Hadoop 入门简单例子（linux 系统环境，Java 代码）

发表时间：2022-03-26来源：网络

内容概述

使用的是 linux 可视化开发环境 (UbuntuKylin 16.04 )不含 hadoop 环境配置以及 Java 环境配置如何启动与关闭 hadoopJava 代码 hdfs 简单例子使用的是 eclipse IDE

启动与关闭 hadoop hdfs

首先找到 hadoop 的安装位置，本例中 hadoop 的安装位置为 /home/ubuntu/data/hadoop 即 ~/data/hadoop。
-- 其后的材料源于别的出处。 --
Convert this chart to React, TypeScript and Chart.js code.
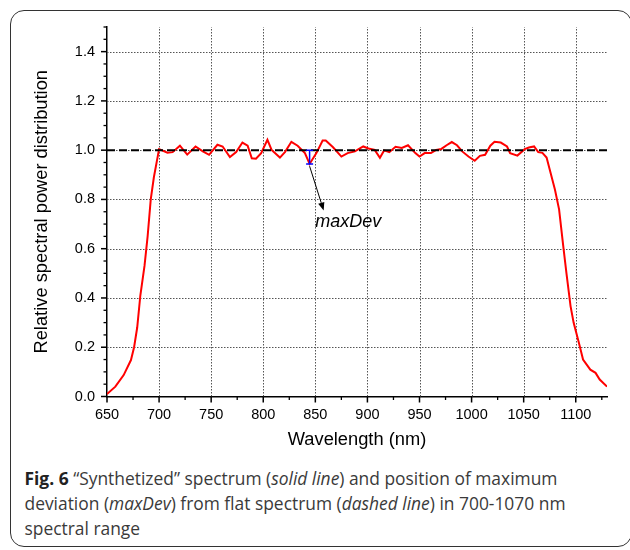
import React, { useEffect, useRef } from "react";
import { Chart, registerables } from "chart.js";

Chart.register(...registerables);

// ---- data ----
const wavelengths = [
  650, 658, 666, 673, 676, 679, 682, 686, 689, 692, 695, 700,
  708, 713, 720, 727, 735, 742, 748, 756, 761, 768, 774, 780, 785, 789, 793, 798,
  804, 808, 816, 821, 827, 833, 840, 844.5, 851, 857, 860, 867, 875, 881, 888, 896,
  901, 907, 912, 916, 921, 927, 933, 939, 946, 950, 955, 961, 966, 971, 976, 981,
  986, 991, 997, 1003, 1008, 1013, 1018, 1022, 1028, 1034, 1037, 1044, 1051, 1055,
  1060, 1064, 1068, 1072, 1075, 1080, 1084, 1088, 1091, 1095, 1098, 1103, 1107,
  1114, 1119, 1123, 1130,
];
const spectrum = [
  0.01, 0.04, 0.087, 0.148, 0.2, 0.28, 0.41, 0.53, 0.65, 0.8, 0.89, 1.004,
  0.99, 0.992, 1.018, 0.982, 1.015, 0.995, 0.981, 1.022, 1.015, 0.972, 0.992, 1.031, 1.018, 0.967, 0.965, 0.988,
  1.042, 1.001, 0.97, 0.993, 1.034, 1.018, 0.988, 0.944, 0.988, 1.039, 1.039, 1.012, 0.974, 0.988, 0.995, 1.015,
  1.007, 1.001, 0.969, 0.999, 0.992, 1.014, 1.009, 1.02, 0.988, 0.974, 0.988, 0.988, 1.001, 1.005, 1.02, 1.033,
  1.02, 0.995, 0.974, 0.957, 0.977, 0.981, 1.018, 1.034, 1.031, 1.015, 0.988, 0.978, 1.004, 1.011,
  1.015, 0.992, 0.989, 0.97, 0.922, 0.84, 0.76, 0.61, 0.503, 0.367, 0.299, 0.218, 0.15,
  0.109, 0.096, 0.069, 0.04,
];
const flatWavelengths = [650, 1130];
const flatLevel = [1.0, 1.0];
const maxDevWavelength = [844.5, 844.5];
const maxDevValues = [1.0, 0.944];
const arrowFrom = [844.5, 0.935];
const arrowTo = [858, 0.755];
const maxDevLabel = "maxDev";
const maxDevLabelAt = [881.5, 0.689];

const xMajorTicks = [650, 700, 750, 800, 850, 900, 950, 1000, 1050, 1100];
const xMinorTicks = [675, 725, 775, 825, 875, 925, 975, 1025, 1075, 1125];
const yMajorTicks = [0, 0.2, 0.4, 0.6, 0.8, 1.0, 1.2, 1.4];
const yMinorTicks = [
  0.05, 0.1, 0.15, 0.25, 0.3, 0.35, 0.45, 0.5, 0.55, 0.65, 0.7, 0.75, 0.85, 0.9, 0.95,
  1.05, 1.1, 1.15, 1.25, 1.3, 1.35, 1.45, 1.5,
];

const X_TITLE = "Wavelength (nm)";
const Y_TITLE = "Relative spectral power distribution";

const FONT = "'Liberation Sans', Arial, sans-serif";

const gridPlugin = {
  id: "dottedGrid",
  beforeDatasetsDraw(chart: any) {
    const { ctx, scales, chartArea } = chart;
    const xs = scales.x;
    const ys = scales.y;
    ctx.save();
    ctx.strokeStyle = "#555555";
    ctx.lineWidth = 1;
    ctx.setLineDash([1.5, 1.5]);
    for (const v of xMajorTicks) {
      if (v === xs.min) continue;
      const px = Math.round(xs.getPixelForValue(v)) + 0.5;
      ctx.beginPath();
      ctx.moveTo(px, chartArea.bottom);
      ctx.lineTo(px, chartArea.top);
      ctx.stroke();
    }
    for (const v of yMajorTicks) {
      if (v === ys.min) continue;
      const py = Math.round(ys.getPixelForValue(v)) + 0.5;
      ctx.beginPath();
      ctx.moveTo(chartArea.left, py);
      ctx.lineTo(chartArea.right, py);
      ctx.stroke();
    }
    ctx.restore();
  },
};

const decorPlugin = {
  id: "decor",
  afterDraw(chart: any) {
    const { ctx, scales } = chart;
    const xs = scales.x;
    const ys = scales.y;
    const axisY = ys.getPixelForValue(0);
    const axisX = xs.getPixelForValue(650);
    ctx.save();
    ctx.strokeStyle = "#000";
    // major ticks
    ctx.lineWidth = 1.5;
    for (const v of xMajorTicks) {
      const px = xs.getPixelForValue(v);
      ctx.beginPath();
      ctx.moveTo(px, axisY);
      ctx.lineTo(px, axisY + 6);
      ctx.stroke();
    }
    for (const v of yMajorTicks) {
      const py = ys.getPixelForValue(v);
      ctx.beginPath();
      ctx.moveTo(axisX, py);
      ctx.lineTo(axisX - 6, py);
      ctx.stroke();
    }
    // minor ticks
    ctx.lineWidth = 1.3;
    for (const v of xMinorTicks) {
      const px = xs.getPixelForValue(v);
      ctx.beginPath();
      ctx.moveTo(px, axisY);
      ctx.lineTo(px, axisY + 3.5);
      ctx.stroke();
    }
    for (const v of yMinorTicks) {
      const py = ys.getPixelForValue(v);
      ctx.beginPath();
      ctx.moveTo(axisX, py);
      ctx.lineTo(axisX - 3.5, py);
      ctx.stroke();
    }
    // arrow
    const x1 = xs.getPixelForValue(arrowFrom[0]);
    const y1 = ys.getPixelForValue(arrowFrom[1]);
    const x2 = xs.getPixelForValue(arrowTo[0]);
    const y2 = ys.getPixelForValue(arrowTo[1]);
    const ang = Math.atan2(y2 - y1, x2 - x1);
    const headLen = 8;
    const headW = 3.2;
    const bx = x2 - headLen * Math.cos(ang);
    const by = y2 - headLen * Math.sin(ang);
    ctx.lineWidth = 1;
    ctx.beginPath();
    ctx.moveTo(x1, y1);
    ctx.lineTo(bx, by);
    ctx.stroke();
    ctx.fillStyle = "#000";
    ctx.beginPath();
    ctx.moveTo(x2, y2);
    ctx.lineTo(bx + headW * Math.sin(ang), by - headW * Math.cos(ang));
    ctx.lineTo(bx - headW * Math.sin(ang), by + headW * Math.cos(ang));
    ctx.closePath();
    ctx.fill();
    // label
    ctx.font = "italic 18px " + FONT;
    ctx.textAlign = "center";
    ctx.textBaseline = "alphabetic";
    ctx.fillText(
      maxDevLabel,
      xs.getPixelForValue(maxDevLabelAt[0]),
      ys.getPixelForValue(maxDevLabelAt[1])
    );
    ctx.restore();
  },
};

function ChartView() {
  const ref = useRef<HTMLCanvasElement | null>(null);
  useEffect(() => {
    if (!ref.current) return;
    const chart = new Chart(ref.current, {
      type: "scatter",
      data: {
        datasets: [
          {
            data: wavelengths.map((w, i) => ({ x: w, y: spectrum[i] })),
            borderColor: "#ff0000",
            borderWidth: 2,
            showLine: true,
            pointRadius: 0,
            order: 2,
          } as any,
          {
            data: flatWavelengths.map((w, i) => ({ x: w, y: flatLevel[i] })),
            borderColor: "#000000",
            borderWidth: 2,
            borderDash: [8, 4],
            showLine: true,
            pointRadius: 0,
            order: 1,
          } as any,
          {
            data: maxDevWavelength.map((w, i) => ({ x: w, y: maxDevValues[i] })),
            borderColor: "#0000ff",
            borderWidth: 1.5,
            showLine: true,
            pointStyle: "line",
            pointRadius: 3.5,
            pointBorderColor: "#0000ff",
            pointBorderWidth: 1.5,
            order: 0,
          } as any,
        ],
      },
      options: {
        animation: false,
        responsive: false,
        maintainAspectRatio: false,
        devicePixelRatio: 1,
        events: [],
        layout: { padding: { left: 0, top: 27, right: 23, bottom: 0 } },
        plugins: { legend: { display: false }, tooltip: { enabled: false } },
        scales: {
          x: {
            type: "linear",
            min: 650,
            max: 1130,
            afterBuildTicks: (s: any) => {
              s.ticks = xMajorTicks.map((v) => ({ value: v }));
            },
            afterFit: (s: any) => {
              s.height = 63.5;
            },
            ticks: {
              autoSkip: false,
              maxRotation: 0,
              padding: 4,
              color: "#000",
              font: { family: FONT, size: 14.5 },
              callback: (v: any) => String(v),
            },
            grid: {
              display: true,
              drawOnChartArea: false,
              drawTicks: true,
              tickLength: 6,
              color: "rgba(0,0,0,0)",
              tickColor: "rgba(0,0,0,0)",
            },
            border: { display: true, color: "#000", width: 1.5 },
            title: {
              display: true,
              text: X_TITLE,
              color: "#000",
              font: { family: FONT, size: 18.3 },
              padding: { top: 0, bottom: 9 },
            },
          } as any,
          y: {
            type: "linear",
            min: 0,
            max: 1.5,
            afterBuildTicks: (s: any) => {
              s.ticks = yMajorTicks.map((v) => ({ value: v }));
            },
            afterFit: (s: any) => {
              s.width = 107;
            },
            ticks: {
              padding: 6,
              color: "#000",
              font: { family: FONT, size: 14.5 },
              callback: (v: any) => Number(v).toFixed(1),
            },
            grid: {
              display: true,
              drawOnChartArea: false,
              drawTicks: true,
              tickLength: 6,
              color: "rgba(0,0,0,0)",
              tickColor: "rgba(0,0,0,0)",
            },
            border: { display: true, color: "#000", width: 1.5 },
            title: {
              display: true,
              text: Y_TITLE,
              color: "#000",
              font: { family: FONT, size: 18.3 },
              padding: { top: 31, bottom: 0 },
            },
          } as any,
        },
      },
      plugins: [gridPlugin, decorPlugin],
    });
    return () => chart.destroy();
  }, []);
  return (
    <canvas
      ref={ref}
      width={630}
      height={460}
      style={{ position: "absolute", left: 0, top: 0, width: 630, height: 460, display: "block" }}
    />
  );
}

export default function App() {
  return (
    <div
      style={{
        position: "absolute",
        left: 0,
        top: 0,
        width: 630,
        height: 550,
        overflow: "hidden",
        background: "#fff",
      }}
    >
      <div
        style={{
          position: "absolute",
          left: 10,
          top: 10,
          width: 622,
          height: 537,
          border: "1.5px solid #333",
          borderRadius: 14,
          boxSizing: "border-box",
        }}
      />
      <ChartView />
      <div
        style={{
          position: "absolute",
          left: 24.5,
          top: 465.75,
          width: 600,
          fontFamily: "'Open Sans', sans-serif",
          fontSize: 17.4,
          lineHeight: "25px",
          color: "#3a3a3a",
          whiteSpace: "nowrap",
        }}
      >
        <b style={{ color: "#222" }}>Fig. 6</b> “Synthetized” spectrum (<i>solid line</i>) and position of maximum
        <br />
        deviation (<i>maxDev</i>) from flat spectrum (<i>dashed line</i>) in 700-1070 nm
        <br />
        spectral range
      </div>
    </div>
  );
}
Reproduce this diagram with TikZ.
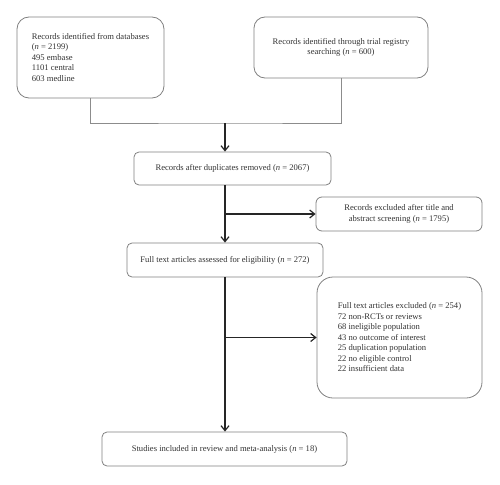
\documentclass[tikz,border=0pt]{standalone}
\usepackage{fontspec}
\setmainfont{Liberation Serif}
\usetikzlibrary{arrows.meta}
\begin{document}
\begin{tikzpicture}[x=1pt,y=-1pt,
  box/.style={draw=black!50, line width=0.8pt, align=left, inner sep=0pt,
    font=\fontsize{8.6}{10.5}\selectfont, text=black!80},
  feed/.style={draw=black!45, line width=0.9pt},
  flow/.style={draw=black!85, line width=1.2pt, -{Straight Barb[length=5pt,width=8pt,line width=1.2pt]}},
  trunk/.style={draw=black!85, line width=1.2pt}]
\useasboundingbox (0,0) rectangle (500,484);
\node[box, rounded corners=12pt, minimum width=147pt, minimum height=81pt] (b1) at (90.5,57.5)
  {Records identified from databases\\(\textit{n} = 2199)\\495 embase\\1101 central\\603 medline};
\node[box, align=center, rounded corners=11pt, minimum width=174pt, minimum height=61pt] (b2) at (341,47.5)
  {Records identified through trial registry\\searching (\textit{n} = 600)};
\node[box, align=center, rounded corners=5pt, minimum width=197pt, minimum height=33pt] (b3) at (232.5,168.5)
  {Records after duplicates removed (\textit{n} = 2067)};
\node[box, align=center, rounded corners=6pt, minimum width=166pt, minimum height=34pt] (b4) at (399,214)
  {Records excluded after title and\\abstract screening (\textit{n} = 1795)};
\node[box, align=center, rounded corners=5pt, minimum width=196pt, minimum height=34pt] (b5) at (225,260)
  {Full text articles assessed for eligibility (\textit{n} = 272)};
\node[box, rounded corners=16pt, minimum width=165pt, minimum height=121pt] (b6) at (399.5,337.5)
  {Full text articles excluded (\textit{n} = 254)\\72 non-RCTs or reviews\\68 ineligible population\\43 no outcome of interest\\25 duplication population\\22 no eligible control\\22 insufficient data};
\node[box, align=center, rounded corners=5pt, minimum width=245pt, minimum height=34pt] (b7) at (224.5,449)
  {Studies included in review and meta-analysis (\textit{n} = 18)};
\coordinate (j) at (225,123);
\draw[feed] (b1.south) |- (j) -| (b2.south);
\draw[flow] (j) -- (j |- b3.north);
\draw[trunk] (j |- b3.south) -- (j |- b4.west);
\draw[flow] (j |- b4.west) -- (b4.west);
\draw[flow] (j |- b4.west) -- (j |- b5.north);
\draw[trunk] (j |- b5.south) -- (j |- b6.west);
\draw[flow] (j |- b6.west) -- (b6.west);
\draw[flow] (j |- b6.west) -- (j |- b7.north);
\end{tikzpicture}
\end{document}
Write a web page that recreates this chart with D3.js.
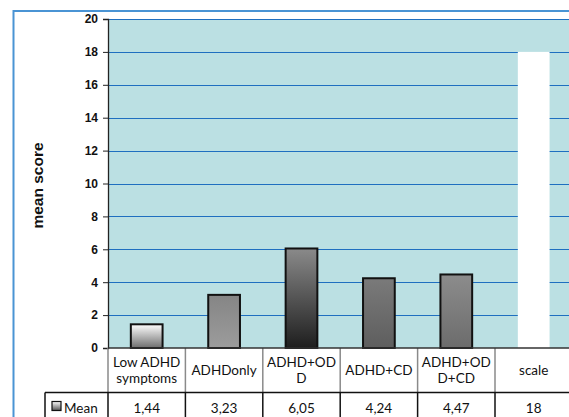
<!DOCTYPE html>
<html><head><meta charset="utf-8">
<script src="https://cdn.jsdelivr.net/npm/d3@7"></script>
<style>body{margin:0;background:#fff;}svg{display:block;}</style>
</head><body>
<script>
const categories = [["Low ADHD","symptoms"],["ADHDonly"],["ADHD+OD","D"],["ADHD+CD"],["ADHD+OD","D+CD"],["scale"]];
const means = [1.44, 3.23, 6.05, 4.24, 4.47, 18];
const meanLabels = ["1,44","3,23","6,05","4,24","4,47","18"];
const yTicks = [0,2,4,6,8,10,12,14,16,18,20];
const seriesName = "Mean";

(function(){
const W = 569, H = 417;
const svg = d3.select("body").append("svg").attr("width", W).attr("height", H);
const defs = svg.append("defs");
const grads = [
  ["#ffffff","#6e6e6e"],
  ["#858585","#9c9c9c"],
  ["#8a8a8a","#1e1e1e"],
  ["#7a7a7a","#5e5e5e"],
  ["#8c8c8c","#6c6c6c"],
  ["#ffffff","#ffffff"]
];
grads.forEach((g,i)=>{
  const lg = defs.append("linearGradient").attr("id","g"+i).attr("x1",0).attr("y1",0).attr("x2",0).attr("y2",1);
  lg.append("stop").attr("offset","0%").attr("stop-color",g[0]);
  lg.append("stop").attr("offset","100%").attr("stop-color",g[1]);
});
const lgL = defs.append("linearGradient").attr("id","gl").attr("x1",0).attr("y1",0).attr("x2",0).attr("y2",1);
lgL.append("stop").attr("offset","0%").attr("stop-color","#ffffff");
lgL.append("stop").attr("offset","100%").attr("stop-color","#555");

svg.append("rect").attr("x",13.5).attr("y",11).attr("width",W).attr("height",H)
  .attr("fill","none").attr("stroke","#4a94d4").attr("stroke-width",2);

const pL = 108, pR = 572.4, pT = 19, pB = 348;
const x = d3.scaleBand().domain(d3.range(categories.length)).range([pL,pR]).paddingInner(0).paddingOuter(0);
const y = d3.scaleLinear().domain([0,20]).range([pB, pT]);

svg.append("rect").attr("x",pL).attr("y",pT).attr("width",pR-pL).attr("height",pB-pT).attr("fill","#bbe0e3");

svg.append("g").selectAll("line").data(yTicks.filter(d=>d>0)).join("line")
  .attr("x1",pL).attr("x2",pR).attr("y1",d=>Math.round(y(d))+0.5).attr("y2",d=>Math.round(y(d))+0.5)
  .attr("stroke","#1f6fc0").attr("stroke-width",1.2);

const bw = x.bandwidth()*0.41;
svg.append("g").selectAll("rect").data(means).join("rect")
  .attr("x",(d,i)=>x(i)+x.bandwidth()/2-bw/2)
  .attr("y",d=>y(d))
  .attr("width",bw)
  .attr("height",d=>pB-y(d))
  .attr("fill",(d,i)=>`url(#g${i})`)
  .attr("stroke",(d,i)=> i===5 ? "none" : "#111")
  .attr("stroke-width",2);

const yAxis = d3.axisLeft(y).tickValues(yTicks).tickSize(5).tickPadding(5);
const ga = svg.append("g").attr("transform",`translate(${pL},0)`).call(yAxis);
ga.select(".domain").attr("stroke","#222").attr("stroke-width",1.3);
ga.selectAll(".tick line").attr("stroke","#222");
ga.selectAll("text").attr("font-family","Liberation Sans, Arial, sans-serif").attr("font-size","12px").attr("font-weight","bold").attr("fill","#111");

svg.append("text").attr("transform",`translate(43,${(pT+pB)/2 + 2}) rotate(-90)`)
  .attr("text-anchor","middle").attr("font-family","Liberation Sans, Arial, sans-serif")
  .attr("font-size","15.5px").attr("font-weight","bold").attr("fill","#111").text("mean score");

const rowTop = pB, rowMid = 392.5, rowBot = H + 5;
const tg = svg.append("g");
const sepX = i => i<categories.length ? x(i) : pR;
tg.selectAll("line.hs").data(d3.range(categories.length+1)).join("line")
  .attr("x1",sepX).attr("x2",sepX)
  .attr("y1",rowTop).attr("y2",rowMid).attr("stroke","#8a8a8a").attr("stroke-width",1.5);
tg.selectAll("line.ms").data(d3.range(categories.length+1)).join("line")
  .attr("x1",sepX).attr("x2",sepX)
  .attr("y1",rowMid).attr("y2",rowBot).attr("stroke","#111").attr("stroke-width",1.5);
tg.append("line").attr("x1",45).attr("x2",45).attr("y1",rowMid).attr("y2",rowBot).attr("stroke","#111").attr("stroke-width",1.5);
tg.append("line").attr("x1",45).attr("x2",pR).attr("y1",rowMid).attr("y2",rowMid).attr("stroke","#111").attr("stroke-width",1.5);
svg.append("line").attr("x1",pL).attr("x2",pR).attr("y1",pB).attr("y2",pB).attr("stroke","#333").attr("stroke-width",1.3);

const tf = "Lato, 'Open Sans', sans-serif";
const fs = "13.5px";
categories.forEach((lines,i)=>{
  const cx = x(i)+x.bandwidth()/2;
  const cy = (rowTop+rowMid)/2;
  const lh = 16;
  lines.forEach((t,j)=>{
    svg.append("text").attr("x",cx).attr("y",cy + (j-(lines.length-1)/2)*lh + 5)
      .attr("text-anchor","middle").attr("font-family",tf).attr("font-size",fs).attr("fill","#111").text(t);
  });
  svg.append("text").attr("x",cx).attr("y",412.5).attr("text-anchor","middle")
    .attr("font-family",tf).attr("font-size",fs).attr("fill","#111").text(meanLabels[i]);
});
svg.append("rect").attr("x",52).attr("y",401.5).attr("width",9).attr("height",9)
  .attr("fill","url(#gl)").attr("stroke","#111").attr("stroke-width",1.2);
svg.append("text").attr("x",64).attr("y",412.5).attr("font-family",tf).attr("font-size",fs).attr("fill","#111").text(seriesName);
})();
</script>
</body></html>
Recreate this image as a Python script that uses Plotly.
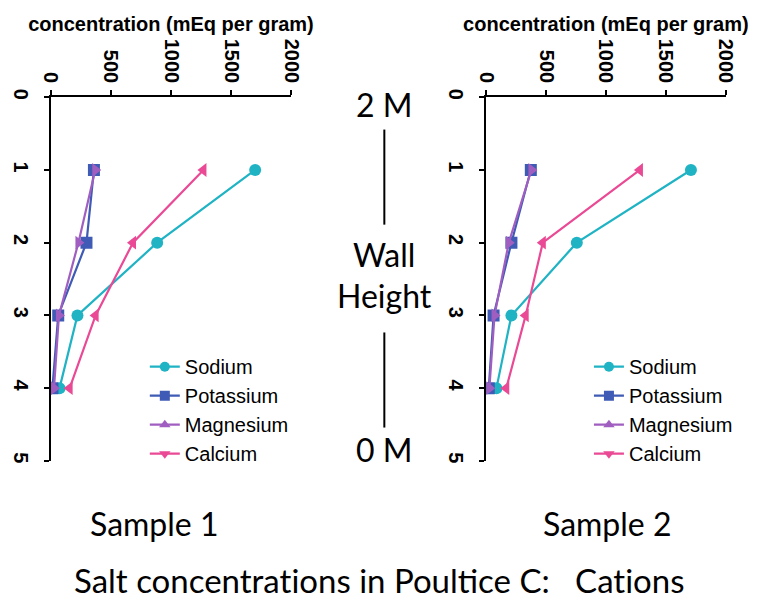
import plotly.graph_objects as go

depth = [1, 2, 3, 4]
series_names = ["Sodium", "Potassium", "Magnesium", "Calcium"]
colors = ["#1fb3c4", "#3f5bb5", "#a05fc0", "#ea4a95"]
plot_symbols = ["circle", "square", "triangle-right", "triangle-left"]
legend_symbols = ["circle", "square", "triangle-up", "triangle-down"]

sample1 = {
    "Sodium": [1700, 885, 222, 73],
    "Potassium": [359, 297, 62, 14],
    "Magnesium": [370, 230, 68, 27],
    "Calcium": [1270, 684, 373, 157],
}
sample2 = {
    "Sodium": [1710, 757, 211, 86],
    "Potassium": [373, 211, 62, 22],
    "Magnesium": [378, 189, 70, 27],
    "Calcium": [1284, 473, 330, 168],
}
x_ticks = [0, 500, 1000, 1500, 2000]
y_ticks = [0, 1, 2, 3, 4, 5]

fig = go.Figure()
for si, (data, xa, ya, lg) in enumerate([(sample1, "x", "y", "legend"), (sample2, "x2", "y2", "legend2")]):
    for name, col, ps, ls in zip(series_names, colors, plot_symbols, legend_symbols):
        fig.add_trace(go.Scatter(
            x=data[name], y=depth, mode="lines+markers", xaxis=xa, yaxis=ya,
            line=dict(color=col, width=2.2), marker=dict(symbol=ps, size=12, color=col),
            showlegend=False, name=name))
        fig.add_trace(go.Scatter(
            x=[None], y=[None], mode="lines+markers", xaxis=xa, yaxis=ya,
            line=dict(color=col, width=2.2), marker=dict(symbol=ls, size=10, color=col),
            showlegend=True, legend=lg, name=name))

W, H = 759, 606
axis_common = dict(showline=True, linecolor="black", linewidth=2, ticks="outside",
                   ticklen=5, tickwidth=2, tickcolor="black", showgrid=False, zeroline=False,
                   tickangle=90, tickfont=dict(family="Liberation Sans", size=20, color="black", weight="bold"))

def xa(dom):
    return dict(domain=dom, range=[0, 2000], side="top", tickvals=x_ticks,
                title=dict(text="concentration (mEq per gram)",
                           font=dict(family="Liberation Sans", size=20, color="black", weight="bold"), standoff=2),
                **axis_common)

def ya(dom):
    return dict(domain=dom, range=[5, 0], tickvals=y_ticks, ticklabelstandoff=6, **axis_common)

ydom = [1 - 461 / H, 1 - 90 / H]
leg_font = dict(family="Liberation Sans", size=20, color="black")
fig.update_layout(
    width=W, height=H, margin=dict(l=0, r=0, t=0, b=0),
    paper_bgcolor="white", plot_bgcolor="white",
    xaxis=xa([41 / W, 289 / W]), yaxis=dict(anchor="x", **ya(ydom)),
    xaxis2=dict(anchor="y2", **xa([490 / W, 737 / W])), yaxis2=dict(anchor="x2", **ya(ydom)),
    legend=dict(x=138 / W, y=1 - 345 / H, xanchor="left", yanchor="top", bgcolor="rgba(0,0,0,0)",
                font=leg_font, tracegroupgap=0, itemwidth=30),
    legend2=dict(x=596 / W, y=1 - 345 / H, xanchor="left", yanchor="top", bgcolor="rgba(0,0,0,0)",
                 font=leg_font, tracegroupgap=0, itemwidth=30),
    showlegend=True,
)

big = dict(family="Lato", size=32, color="black")
annos = [
    ("2 M", 385, 97), ("Wall", 385, 250), ("Height", 385, 292), ("0 M", 385, 449),
    ("Sample 1", 148, 525), ("Sample 2", 615, 525),
]
for t, x, y in annos:
    fig.add_annotation(text=t, x=x / W, y=1 - y / H, xref="paper", yref="paper",
                       showarrow=False, font=big, xanchor="center", yanchor="middle")
zw = "\u200c"
main_title = f"Salt concentrat{zw}ions in Poultice C:&nbsp;&nbsp; Cat{zw}ions"
fig.add_annotation(text=main_title, x=380 / W, y=1 - 583 / H,
                   xref="paper", yref="paper", showarrow=False,
                   font=dict(family="Lato", size=33, color="black"), xanchor="center", yanchor="middle")
for y0, y1 in [(123, 220), (330, 427)]:
    fig.add_shape(type="line", xref="paper", yref="paper", x0=385 / W, x1=385 / W,
                  y0=1 - y0 / H, y1=1 - y1 / H, line=dict(color="black", width=2))

fig.write_html("out.html")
找到 hadoop 里面的可执行文件，这里只介绍其中的三个可执行文件。

sbin/start-dfs.sh：启动 hdfs 服务。sbin/stop-all.sh：关闭所有 hadoop 所有服务。bin/hdfs：管理 hdfs 时使用，比如查看文件系统中所有文件等。

启动 hdfs：

$ cd ~/data/hadoop $ sbin/start-dfs.sh

关闭 hdfs：

$ cd ~/data/hadoop $ sbin/stop-all.sh

查看 hdfs 是否正常启动

通过以下命令查看 9000 端口是否占用来查看 hdfs 是否启动：

$ netstat -tunple

eclipse 更改默认的JDK

新建项目 HelloWorld 后，右键点击项目，依次选择 Build Path Configure Build Path…,

找到中间上方的Libraries并点击，然后在这里找到右侧的 Add Library…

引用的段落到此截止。